* begin DATASET SECTION *

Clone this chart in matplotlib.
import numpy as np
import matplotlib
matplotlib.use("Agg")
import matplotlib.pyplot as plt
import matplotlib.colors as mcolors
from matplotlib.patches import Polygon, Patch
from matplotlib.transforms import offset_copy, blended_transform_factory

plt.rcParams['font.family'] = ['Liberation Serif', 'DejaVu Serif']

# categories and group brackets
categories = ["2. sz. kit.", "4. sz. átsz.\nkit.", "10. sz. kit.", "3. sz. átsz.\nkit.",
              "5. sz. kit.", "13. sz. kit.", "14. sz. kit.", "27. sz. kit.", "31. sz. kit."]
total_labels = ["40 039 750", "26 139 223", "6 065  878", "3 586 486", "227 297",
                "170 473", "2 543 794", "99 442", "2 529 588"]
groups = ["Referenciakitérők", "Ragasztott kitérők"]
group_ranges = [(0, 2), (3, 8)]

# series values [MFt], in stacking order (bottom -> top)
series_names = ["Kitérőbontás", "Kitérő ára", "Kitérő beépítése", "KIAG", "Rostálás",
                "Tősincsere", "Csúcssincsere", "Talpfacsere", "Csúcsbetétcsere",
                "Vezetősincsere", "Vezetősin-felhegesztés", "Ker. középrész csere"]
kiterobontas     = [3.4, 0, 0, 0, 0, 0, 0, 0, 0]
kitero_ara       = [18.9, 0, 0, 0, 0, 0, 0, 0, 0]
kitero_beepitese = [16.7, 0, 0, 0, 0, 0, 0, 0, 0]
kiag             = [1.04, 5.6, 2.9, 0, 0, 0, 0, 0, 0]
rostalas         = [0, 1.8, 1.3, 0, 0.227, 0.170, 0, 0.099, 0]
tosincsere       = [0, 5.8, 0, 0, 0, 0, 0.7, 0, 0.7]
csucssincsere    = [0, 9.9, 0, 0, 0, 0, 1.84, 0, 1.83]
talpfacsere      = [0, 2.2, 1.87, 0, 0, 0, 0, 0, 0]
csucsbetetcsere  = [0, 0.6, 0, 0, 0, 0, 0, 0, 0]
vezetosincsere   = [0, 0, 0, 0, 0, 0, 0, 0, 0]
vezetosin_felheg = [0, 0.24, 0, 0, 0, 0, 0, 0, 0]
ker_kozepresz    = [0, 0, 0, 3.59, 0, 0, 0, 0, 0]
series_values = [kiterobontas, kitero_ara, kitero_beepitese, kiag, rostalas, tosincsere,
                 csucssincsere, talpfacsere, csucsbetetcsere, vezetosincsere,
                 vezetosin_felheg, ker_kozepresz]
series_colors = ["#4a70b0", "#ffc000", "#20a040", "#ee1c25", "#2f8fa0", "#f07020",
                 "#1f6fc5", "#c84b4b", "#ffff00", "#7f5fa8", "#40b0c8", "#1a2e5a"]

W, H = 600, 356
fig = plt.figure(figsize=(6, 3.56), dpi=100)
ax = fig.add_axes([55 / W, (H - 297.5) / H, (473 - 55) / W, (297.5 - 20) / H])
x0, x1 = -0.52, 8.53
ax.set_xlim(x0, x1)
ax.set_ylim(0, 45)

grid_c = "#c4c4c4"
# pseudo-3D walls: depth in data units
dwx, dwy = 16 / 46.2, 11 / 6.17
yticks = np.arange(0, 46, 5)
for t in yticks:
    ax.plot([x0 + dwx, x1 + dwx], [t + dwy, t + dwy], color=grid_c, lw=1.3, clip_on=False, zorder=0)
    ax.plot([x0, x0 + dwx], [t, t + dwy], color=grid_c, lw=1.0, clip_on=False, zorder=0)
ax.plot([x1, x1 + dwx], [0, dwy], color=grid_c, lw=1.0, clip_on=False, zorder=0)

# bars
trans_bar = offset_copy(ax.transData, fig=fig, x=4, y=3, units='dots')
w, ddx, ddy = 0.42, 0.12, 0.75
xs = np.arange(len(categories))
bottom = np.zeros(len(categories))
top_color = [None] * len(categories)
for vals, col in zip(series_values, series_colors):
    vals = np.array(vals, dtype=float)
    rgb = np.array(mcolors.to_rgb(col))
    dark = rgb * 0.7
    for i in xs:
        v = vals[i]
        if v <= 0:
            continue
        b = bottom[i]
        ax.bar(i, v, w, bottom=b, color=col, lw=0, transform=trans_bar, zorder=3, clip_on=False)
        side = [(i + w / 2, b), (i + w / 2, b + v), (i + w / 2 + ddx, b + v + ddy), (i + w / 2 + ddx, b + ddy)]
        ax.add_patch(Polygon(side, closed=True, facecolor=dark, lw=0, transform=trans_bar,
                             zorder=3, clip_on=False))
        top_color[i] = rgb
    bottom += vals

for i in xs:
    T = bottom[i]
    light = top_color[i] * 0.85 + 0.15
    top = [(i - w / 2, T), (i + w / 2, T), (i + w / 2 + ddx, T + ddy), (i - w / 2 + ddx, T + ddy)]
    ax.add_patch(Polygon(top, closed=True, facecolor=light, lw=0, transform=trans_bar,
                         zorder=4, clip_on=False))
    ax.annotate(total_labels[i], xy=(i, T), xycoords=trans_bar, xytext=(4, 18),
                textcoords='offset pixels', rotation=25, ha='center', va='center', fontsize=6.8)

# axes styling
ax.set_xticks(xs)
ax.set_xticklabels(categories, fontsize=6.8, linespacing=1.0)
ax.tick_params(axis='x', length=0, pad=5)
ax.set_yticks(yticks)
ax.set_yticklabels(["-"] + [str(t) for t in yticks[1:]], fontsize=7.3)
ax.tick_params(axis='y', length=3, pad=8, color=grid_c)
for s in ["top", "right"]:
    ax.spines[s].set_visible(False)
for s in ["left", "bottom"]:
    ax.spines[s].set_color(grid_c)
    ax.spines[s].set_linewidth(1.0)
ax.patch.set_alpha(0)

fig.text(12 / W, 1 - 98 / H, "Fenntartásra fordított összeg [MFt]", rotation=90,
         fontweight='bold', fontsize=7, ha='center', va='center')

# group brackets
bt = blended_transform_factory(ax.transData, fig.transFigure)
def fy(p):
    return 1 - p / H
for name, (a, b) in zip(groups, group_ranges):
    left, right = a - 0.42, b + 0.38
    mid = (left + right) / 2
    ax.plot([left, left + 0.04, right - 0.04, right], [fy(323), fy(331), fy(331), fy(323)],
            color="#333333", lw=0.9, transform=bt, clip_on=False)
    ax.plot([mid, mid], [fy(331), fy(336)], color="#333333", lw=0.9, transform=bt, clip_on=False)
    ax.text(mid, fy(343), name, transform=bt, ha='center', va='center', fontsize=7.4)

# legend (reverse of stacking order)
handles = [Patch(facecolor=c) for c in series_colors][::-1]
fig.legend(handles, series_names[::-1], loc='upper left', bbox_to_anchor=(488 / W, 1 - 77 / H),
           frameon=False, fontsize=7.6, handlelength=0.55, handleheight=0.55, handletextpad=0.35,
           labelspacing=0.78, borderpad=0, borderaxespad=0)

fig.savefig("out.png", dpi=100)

* end DATASET SECTION *

=== CHALLENGE ===
Set down verbatim only the lines between the start of the data above and the line with "plt.rcParams['font.family'] = ['Liberation", both boundaries included.

=== ANSWER FOR THIS EXERCISE ===
Clone this chart in matplotlib.
import numpy as np
import matplotlib
matplotlib.use("Agg")
import matplotlib.pyplot as plt
import matplotlib.colors as mcolors
from matplotlib.patches import Polygon, Patch
from matplotlib.transforms import offset_copy, blended_transform_factory

plt.rcParams['font.family'] = ['Liberation Serif', 'DejaVu Serif']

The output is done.